Census Considers Putting ‘Latino’ in Race Category

Latino Flags
Sparked by the historic growth in the U.S. Latino population according to the 2012 United States Census, the entity is considering making Latinos an option on their own in the race category. Latinos now make up 16.7% of the population, surpassing Blacks as the largest minority group in the U.S.

Their decision to make a change from having Latino as an ethnic background in the “Ethnicity” category instead of in the “Race” category is currently meeting strong opposition from Latino advocacy groups, who feel like the current option, which offers Latinos check-off boxes for their national origins, is more accurate.

“There is no unanimity on what any of this stuff means,” says Angelo Falcon, Director of the National Institute for Latino Policy and co-chair of a coalition of Latino advocacy groups that, as La Plaza reported, recently met with Census officials. “Right now, we’re very comfortable with having the Hispanic (origin) question. Hispanic as a race category? I don’t think there’s any consensus on that.”

The new Census format would allow others to list their national origin under the race category, for example, Guatemalan, Dominican, Jamaican, or Irish.

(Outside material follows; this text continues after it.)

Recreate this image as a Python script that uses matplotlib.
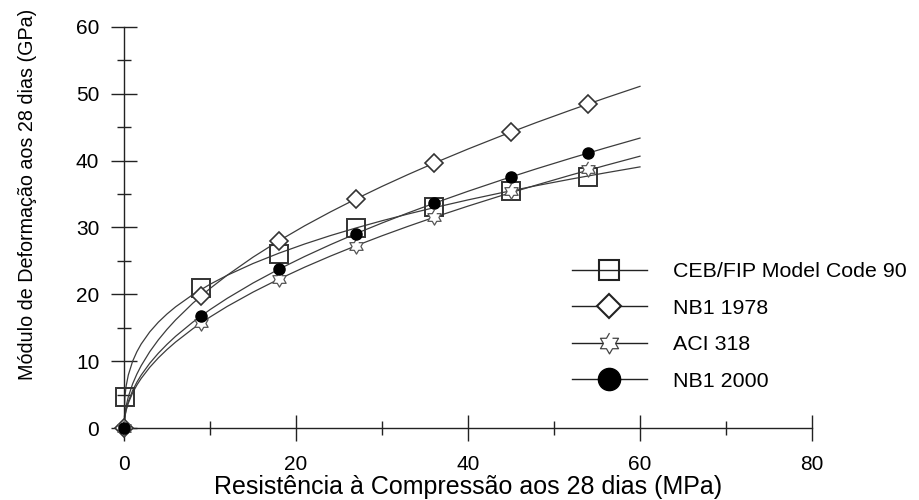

According to Census officials, this would allow for more inclusion of Middle Easterners and North Africans, who do not currently identify with a particular race.

“People are asking for ways to express their identities,” says Nicholas Jones, chief of the Census Racial Statistics branch, who says that some respondents view their Hispanic origin as their race rather than an ethnic group. “A combined question (race and origin) approach is more in line with how Hispanics identify and view themselves.”

Unfortunately with such a large number of individuals making up such a diverse population in the country, the answer to a decision such as this one is not an easy one.

“As new immigrant groups came to this country decade after decade, how we measure ethnicity changed to reflect the changing composition of the country,” says Robert Groves, Provost at Georgetown University. “Since that change is never ending and America gets more and more diverse, how we understand and tabulate the information has to be continually open to change.”